À maintes reprises, Ange Michel Angouin a demandé de "comprendre la colère du peuple", une formulation peu commune dans la bouche d'un cadre encore proche des cercles du pouvoir. Cette empathie affichée envers les frustrations populaires contraste avec la posture défensive généralement adoptée par les responsables du parti au pouvoir.

Sa dernière sortie est liée aux élections des exécutifs régionaux. L'ex-patron de la Fonction publique demande de respecter la volonté de la base et de cesser de parachuter les gens depuis le sommet. Une déclaration qui résonne comme une critique frontale des méthodes de gestion interne du Rassemblement démocratique du peuple camerounais (RDPC).

L'élection du président du conseil régional du Sud crée actuellement une véritable tension dans le parti au pouvoir. Deux visions s'affrontent désormais publiquement. D'un côté, Ange Michel Angouin demande de respecter la volonté de la base. De l'autre, Fame Ndongo, ministre de l'Enseignement supérieur et figure historique du régime, exhorte les militants à respecter scrupuleusement les directives du Comité central.

Cette divergence expose au grand jour une faille idéologique au sein même de l'appareil du pouvoir. Là où Fame Ndongo incarne la doctrine de la discipline partisane et de l'obéissance hiérarchique, Angouin semble plaider pour une forme de démocratie interne et d'écoute des aspirations de la base militante.

Le prochain "bon diable" ?

Il est clair que l'ancien MINFOPRA n'est plus vraiment à l'aise avec la façon dont le pays fonctionne. Son profil rappelle celui d'autres cadres du régime qui, avant lui, ont progressivement pris leurs distances avec le système avant de basculer dans l'opposition ou de devenir des voix critiques indépendantes.

Certains observateurs n'excluent pas qu'il devienne d'ici peu le nouveau "bon diable" - cette expression camerounaise désignant un personnage qui, après avoir servi le système, décide de rompre avec lui et de dénoncer ses dysfonctionnements de l'intérieur. Son parcours impeccable au sein des institutions judiciaires et administratives lui confère une légitimité et une crédibilité qui pourraient faire de lui une voix écoutée s'il décidait de franchir définitivement le Rubicon.

Pour beaucoup de Camerounais lassés du conformisme ambiant, Angouin représente une bouffée d'air frais. Il ne mâche pas ses mots, assume ses positions et n'hésite pas à contredire publiquement la ligne officielle, y compris sur des sujets sensibles comme les élections internes au parti.

Cette posture tranche avec le silence prudent de nombreux cadres qui, tout en nourrissant des réserves privées sur la gouvernance du pays, se gardent bien de les exprimer publiquement de peur de compromettre leur carrière ou leurs intérêts.

La suite du parcours d'Ange Michel Angouin sera scrutée avec attention.
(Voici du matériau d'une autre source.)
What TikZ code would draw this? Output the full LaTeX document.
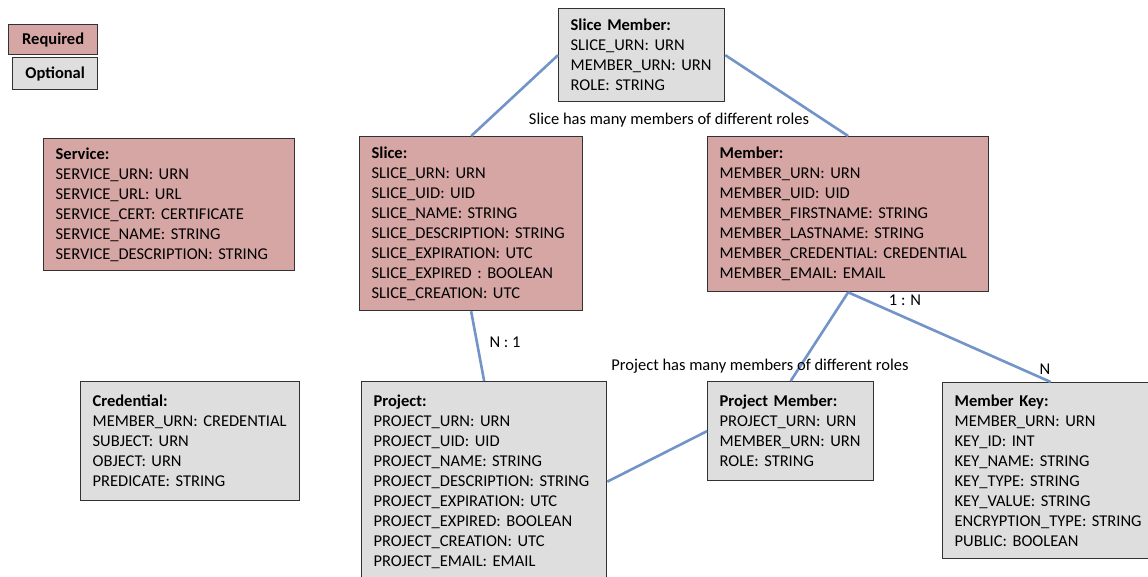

Restera-t-il un franc-tireur isolé au sein du système, toléré tant qu'il ne franchit pas certaines lignes rouges ? Ou bien ses prises de position de plus en plus affirmées le conduiront-elles vers une rupture définitive avec le régime ?

Dans un contexte politique camerounais marqué par une demande croissante de renouvellement et de changement, la trajectoire de cet homme du sérail devenu voix dissonante pourrait bien préfigurer des recompositions plus profondes au sein de l'élite dirigeante du pays.

Une chose est certaine : dans un paysage politique souvent figé, Ange Michel Angouin incarne aujourd'hui une forme de dissidence interne qui mérite d'être suivie de près. Son évolution dira beaucoup sur la capacité du système à tolérer la contradiction, ou sur la nécessité pour ceux qui aspirent à un véritable débat de prendre leurs distances avec l'appareil du pouvoir.